B : fine, solid read, but feels a bit forced

See our review for fuller assessment.

Review Summaries
Source Rating Date Reviewer
Haaretz . 1/7/2010 Ayman Sikseck
The LA Times . 17/5/2012 Scott Martelle
NZZ . 26/10/2011 Carsten Hueck
Die Zeit . 22/6/2011 Kristina Maidt-Zinke

  From the Reviews:
  • "The literary achievements of Kashua's third novel -- on the narrative level and, more significantly, on the structural level -- place Second Person Singular on a totally different plane than his previous works. With this book, Sayed Kashua has become one of the most important contemporary Hebrew writers." - Ayman Sikseck, Haaretz

  • "Kashua's dry wit shines throughout (though some of the passages drag), with each of the main characters offering windows into the prejudices and longings of Arabs and Jews.

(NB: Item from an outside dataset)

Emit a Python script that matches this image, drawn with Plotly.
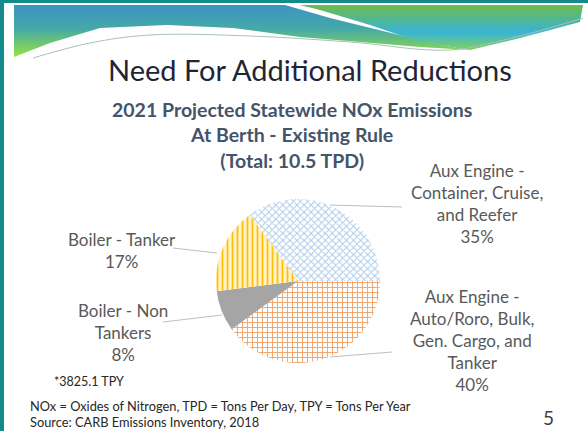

Kashua's strength lies in burrowing into the role of artifice in both of the main characters' constructions of their external personalities. Location here is secondary to dissecting human impulses." - Scott Martelle, The Los Angeles Times

  • "Sayed Kashua mischt Elemente von Kriminal- und Entwicklungsroman. Er beschreibt ergreifend die ambivalente Existenz gebildeter israelischer Palästinenser, ihre widersprüchlichen Wünsche, ihr Dilemma als doppelte Minderheit. (...) In klaren Sätzen vermittelt Kashua die Enttäuschungen, Phantasien und Ängste einer gut ausgebildeten arabischen Mittelschicht in Israel. Er macht in knappen Dialogen und inneren Monologen ihre Zerrissenheit und Einsamkeit deutlich." - Carsten Hueck, Neue Zürcher Zeitung

  • "Eigentlich ist das eine traurige Geschichte. Oder eine zynisch-makabre, je nachdem. Für keine dieser Stimmungslagen aber findet Kashua den passenden Ton. Die Figuren bleiben blass und blutleer, die Sprache kommt über einen flachen, faktenbeflissenen Reportagestil nicht hinaus. Gewiss erfährt man eine ganze Menge über die Lebensverhältnisse, die Umgangsformen, die Ernährungsgewohnheiten und die Sorgen arabischer Israelis, auch über die Pflege von Schwerstbehinderten, doch reicht das für einen Roman ?" - Kristina Maidt-Zinke, Die Zeit

Please note that these ratings solely represent the complete review's biased interpretation and subjective opinion of the actual reviews and do not claim to accurately reflect or represent the views of the reviewers. Similarly the illustrative quotes chosen here are merely those the complete review subjectively believes represent the tenor and judgment of the review as a whole. We acknowledge (and remind and warn you) that they may, in fact, be entirely unrepresentative of the actual reviews by any other measure.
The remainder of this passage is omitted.